In my long-winded travels, I decided to go to Venezuela, the country known by at least ten people in the world for its Miss Venezuela pageants, and…what else? I didn’t know, but I was going to find out.
And then, the unthinkable happened. A mosquito bit my leg, and then I couldn’t stop scratching it. It bled a little. Then I went swimming in the dirty Rio Negro. That made it hurt a little when I walked. Pretty soon it was so infected that I was limping down the street, hailing a taxi to the hospital because the bite was the size of a peach pit and wouldn’t stop bleeding.
After the doctor cleaned my leg, which felt like I was having a child through it, I was a bit unsettled with what I saw.
(Warning: This next sentence is not for the faint of heart. Think of something happy first, and then read with care.)
I could have put two fingers into the hole in my leg.
“No, mi amor,” the doctor looked at me and said, concerned. “You are not going into the forest today.” (Which had been my plan.

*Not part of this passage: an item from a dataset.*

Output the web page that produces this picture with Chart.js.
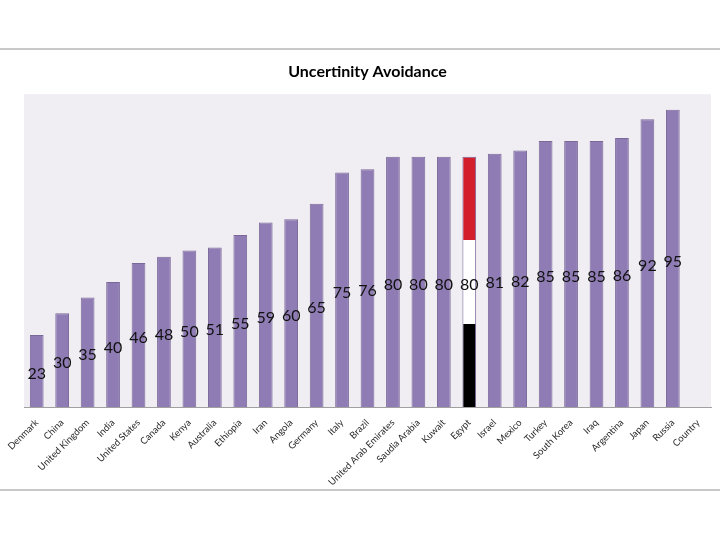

Now really, must you rain on my parade like this?)
The doctor prescribed a plethora of drugs, administered intravenous penicillin, and said that if I didn’t want to get sick and suddenly die I was going to stay put in my nice clean hotel for a week and not do anything.
Hmm. Decisions, decisions…
(Side note: while the nurse was poking and prodding me with needles the power decided to go out. Was that absolutely necessary?)

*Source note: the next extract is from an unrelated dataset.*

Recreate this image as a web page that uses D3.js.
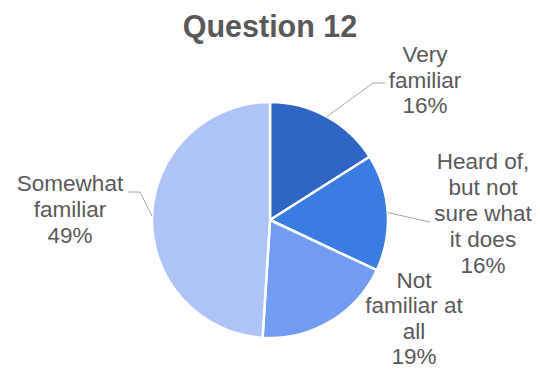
<!DOCTYPE html>
<html>
<head>
<meta charset="utf-8">
<script src="https://cdn.jsdelivr.net/npm/d3@7"></script>
<style>
  html, body { margin: 0; padding: 0; background: #fff; }
  svg { display: block; }
  text { font-family: "Liberation Sans", Arial, sans-serif; fill: #595959; }
</style>
</head>
<body>
<svg id="chart" width="540" height="372"></svg>
<script>
// Survey responses, Question 12
const categories = ["Very familiar", "Heard of, but not sure what it does", "Not familiar at all", "Somewhat familiar"];
const values = [16, 16, 19, 49];
const labelLines = [
  ["Very", "familiar"],
  ["Heard of,", "but not", "sure what", "it does"],
  ["Not", "familiar at", "all"],
  ["Somewhat", "familiar"]
];
const colors = ["#2f65c4", "#3a7ce2", "#729cf1", "#afc4f6"];

const W = 540, H = 372;
const cx = 270, cy = 220, R = 118;
const fontSize = 22.5;

const svg = d3.select("#chart");

svg.append("text")
  .attr("x", cx).attr("y", 37)
  .attr("text-anchor", "middle")
  .style("font-size", "30.5px")
  .style("font-weight", "bold")
  .text("Question 12");

const pie = d3.pie().sort(null).value(d => d);
const arcs = pie(values);
const arc = d3.arc().innerRadius(0).outerRadius(R);

const g = svg.append("g").attr("transform", `translate(${cx},${cy})`);

g.selectAll("path.slice")
  .data(arcs)
  .join("path")
  .attr("class", "slice")
  .attr("d", arc)
  .attr("fill", (d, i) => colors[i])
  .attr("stroke", "#fff")
  .attr("stroke-width", 2.5)
  .attr("stroke-linejoin", "round");

// point on the rim at a slice's mid angle
function rim(d) {
  const a = (d.startAngle + d.endAngle) / 2;
  return [cx + R * Math.sin(a), cy - R * Math.cos(a)];
}

// label placement: centre x, first baseline, line step, leader elbow points
const layout = [
  { x: 425, y: 62, step: 25.5, leader: [[373, 83], [385, 83]] },
  { x: 483, y: 169, step: 26, leader: [[430, 222]] },
  { x: 414, y: 288, step: 25.3, leader: null },
  { x: 70, y: 191, step: 26, leader: [[140, 192], [128, 192]] }
];

const lineGen = d3.line();
arcs.forEach((d, i) => {
  const L = layout[i];
  if (L.leader) {
    svg.append("path")
      .attr("d", lineGen([rim(d), ...L.leader]))
      .attr("fill", "none")
      .attr("stroke", "#a6a6a6")
      .attr("stroke-width", 1);
  }
  const t = svg.append("text")
    .attr("text-anchor", "middle")
    .style("font-size", fontSize + "px");
  const lines = labelLines[i].concat([values[i] + "%"]);
  lines.forEach((s, k) => {
    t.append("tspan")
      .attr("x", L.x)
      .attr("y", L.y + k * L.step)
      .text(s);
  });
});
</script>
</body>
</html>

Honestly, it came as quite the surprise to me that mosquitoes could possess this level of danger. Had I let this go on much longer, it could have been life-threatening. Sure, fine, but why couldn’t it have been more interesting? Put some excitement into it; why couldn’t I have been thrown off a cliff while climbing Machu Picchu? Fallen off the boat and been eaten by crocodiles and anacondas in the Amazon river? But no,
“So, how did Bailey die?”
Excuse me, did you just yawn?
Well then. There was no glamourous, heroic death for me, just being stuck at the border between Brazil and Venezuela with a hole in my leg. Fine, you can take my mobility, but you can’t stop me from buying a nice dress!
It was nice actually having no choice but to wake up and do nothing. The city I was in was called Santa Elena, Venezuela. It is located at the only known land border crossing between Brazil and Venezuela, and it was quite charming.
And so, after an obscene amount of time being “forced” to sit around eating ridiculous amounts of pizza and sweets from the bakery next door, watching movies, having free unlimited internet access and good company, a diagnosis was made. They sent me to a specialist, and it turns out I have flesh eating disease.
I should be fully recovered soon, back on the road in no time. Hopefully.
But Bailey, you may ask, what is next on the agenda after escaping the jaws of death, facing your own mortality and the inevitable parting of this earth as you know it? (And gaining 50 pounds in the process.)
Well now, I can’t tell you that! It’s for me to know and you to find out. As usual.